There were 42 fatalities from RTIs involving the police across England and Wales in 2018/19, an increase of 13 on the previous year and the highest number in the past ten years. Of that figure, 30 of the deaths were from pursuit-related incidents, up by 13 from 2017/18.
Independent Office for Police Conduct (IOPC) Roads Police Strategic Lead Steve Noonan said police-related RTIs were now a major focus for the IOPC and it was working with forces to improve policing practice through learning from its investigations.
Mr Noonan told the conference: “An increasing number of people are being killed in police-related RTIs. With the benefit of data from cases across England and Wales, we want to identify key learning and work with police to make improvements so the public can have confidence, but also so police have appropriate guidance and training.
“It’s all about striking a balance between public safety from the perspective of police proactively dealing with crime, while ensuring the safety of road users and pedestrians.”
As part of a wider move to specialise in thematic areas of concern, he said the IOPC was developing technical advisers to build on their knowledge of roads policing issues and achieve a more consistent approach to RTI investigations. There are currently eight advisers with at least one in each of the IOPC’s six offices across England and Wales.
They receive training internally and have been given the opportunity to sit alongside police drivers receiving specific training. For example, they can attend police tactical pursuit and containment courses and visit force control rooms to see how incidents are managed live. Their role involves advising RTI investigation leads on issues and potential areas for learning, as well accessing technical assistance in cases where input from an external expert may be appropriate.
The IOPC’s presentation also highlighted recent national learning recommendations from IOPC cases accepted by the National Police Chiefs’ Council (NPCC). Examples include police using ‘life hammers’ to rescue people trapped in cars immediately after an RTI, and recommendations on the use of deliberate ‘tactical contact’ with mopeds ridden by suspected criminals.

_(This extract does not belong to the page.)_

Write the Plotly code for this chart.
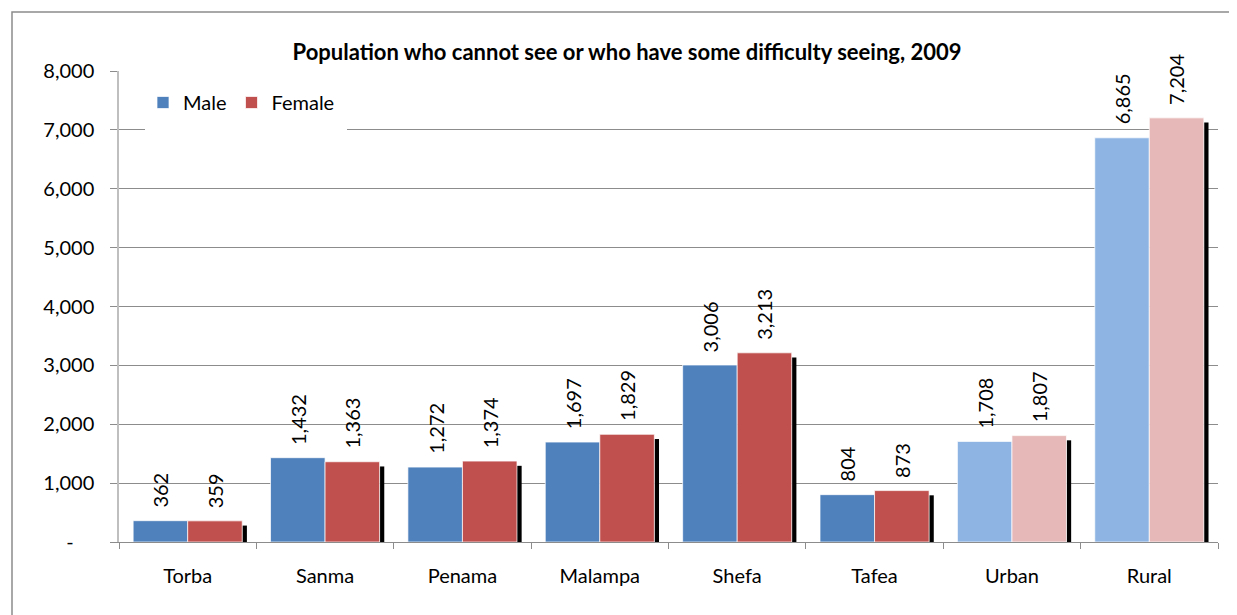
import plotly.graph_objects as go

# Данные
categories = ["Torba", "Sanma", "Penama", "Malampa", "Shefa", "Tafea", "Urban", "Rural"]
male = [362, 1432, 1272, 1697, 3006, 804, 1708, 6865]
female = [359, 1363, 1374, 1829, 3213, 873, 1807, 7204]
y_ticks = [0, 1000, 2000, 3000, 4000, 5000, 6000, 7000, 8000]
y_ticktext = ["-" + "\u00a0" * 4] + [f"{v:,}" for v in y_ticks[1:]]

# Urban / Rural показаны светлыми оттенками
light = {"Urban", "Rural"}
male_colors = ["#8EB4E3" if c in light else "#4F81BD" for c in categories]
female_colors = ["#E6B9B8" if c in light else "#C0504D" for c in categories]

FONT = "Lato"
BAR_W = 0.397
SHADOW_W = 0.034
SHADOW_DROP = 80  # смещение тени вниз, в единицах оси

# страница сдвигает график на 8px (отступ body)
OFF = 8
W, H = 1237, 615
L, T = 119 - OFF, 71 - OFF
PLOT_W = 1218 - 119
PLOT_H = 542 - 71

fig = go.Figure()

# Тень справа от женского столбца
fig.add_trace(go.Bar(
    x=categories, y=female, base=[-SHADOW_DROP] * len(female),
    offset=BAR_W, width=SHADOW_W,
    marker=dict(color="#000000", line=dict(width=0)),
    showlegend=False, hoverinfo="skip",
))

fig.add_trace(go.Bar(
    x=categories, y=male, name="Male",
    offset=-BAR_W, width=BAR_W,
    marker=dict(color=male_colors, line=dict(color="rgba(255,255,255,0.7)", width=1)),
))

fig.add_trace(go.Bar(
    x=categories, y=female, name="Female",
    offset=0, width=BAR_W,
    marker=dict(color=female_colors, line=dict(color="rgba(255,255,255,0.7)", width=1)),
))

# Подписи значений (повернутые)
annotations = []
for i, (m, f) in enumerate(zip(male, female)):
    for val, dx in ((m, -BAR_W / 2), (f, BAR_W / 2)):
        annotations.append(dict(
            x=i + dx, y=val, xref="x", yref="y",
            text=f"{val:,}", showarrow=False, textangle=-90,
            xanchor="center", yanchor="bottom", yshift=11,
            font=dict(family=FONT, size=20, color="#000000"),
        ))


def px(x):
    return (x - OFF - L) / PLOT_W


def py(y):
    return (T + PLOT_H - (y - OFF)) / PLOT_H


fig.update_layout(
    width=W, height=H,
    margin=dict(l=L, r=W - L - PLOT_W, t=T, b=H - T - PLOT_H),
    paper_bgcolor="white", plot_bgcolor="white",
    barmode="overlay",
    title=dict(
        text="<b>Population who cannot see or who have some difficulty seeing, 2009</b>",
        x=(627 - OFF) / W, xref="container", xanchor="center",
        y=1 - (52 - OFF) / H, yref="container", yanchor="middle",
        font=dict(family=FONT, size=22, color="#000000"),
    ),
    legend=dict(
        orientation="h", x=px(143), y=py(102.5), xanchor="left", yanchor="middle",
        bgcolor="rgba(0,0,0,0)", font=dict(family=FONT, size=20, color="#000000"),
        traceorder="normal",
    ),
    annotations=annotations,
    shapes=[
        # белая подложка легенды поверх сетки
        dict(type="rect", xref="paper", yref="paper",
             x0=px(145), x1=px(347), y0=py(134), y1=py(69),
             fillcolor="white", line=dict(width=0), layer="above"),
        # рамка области диаграммы
        dict(type="rect", xref="paper", yref="paper",
             x0=px(12), x1=1.2, y0=-0.3, y1=py(12),
             fillcolor="rgba(0,0,0,0)", line=dict(color="#8C8C8C", width=1.5),
             layer="above"),
    ],
    showlegend=True,
)

fig.update_xaxes(
    type="category", range=[-0.5, len(categories) - 0.5],
    showline=True, linecolor="#8C8C8C", linewidth=1,
    ticks="outside", tickson="boundaries", ticklen=6, tickcolor="#8C8C8C",
    ticklabelstandoff=16, showgrid=False,
    tickfont=dict(family=FONT, size=20, color="#000000"),
)

fig.update_yaxes(
    range=[0, 8000], tickvals=y_ticks, ticktext=y_ticktext,
    showgrid=True, gridcolor="#8C8C8C", gridwidth=1,
    showline=True, linecolor="#BFBFBF", linewidth=1.5,
    ticks="outside", ticklen=7, tickcolor="#8C8C8C",
    ticklabelstandoff=12, zeroline=False,
    tickfont=dict(family=FONT, size=20, color="#000000"),
)

fig.write_html("out.html")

The updated NPCC guidance acknowledges tactical contact as a legitimate use of force for appropriately trained police drivers, where authorised, but seeks to better support police officers in carrying out their assessment of the situation and risks posed. The guidance covers issues such as use of alternative tactics, weighing up the severity of the suspected offence and the likelihood of causing injury to the riders, others and themselves. It also reinforces that use of the tactic must be authorised.
The IOPC’s overarching proposals were informed by learning from five investigations involving tactical contact with two-wheeled vehicles. These highlighted risks to police officers, riders and the public because of a policy gap around use of the tactic.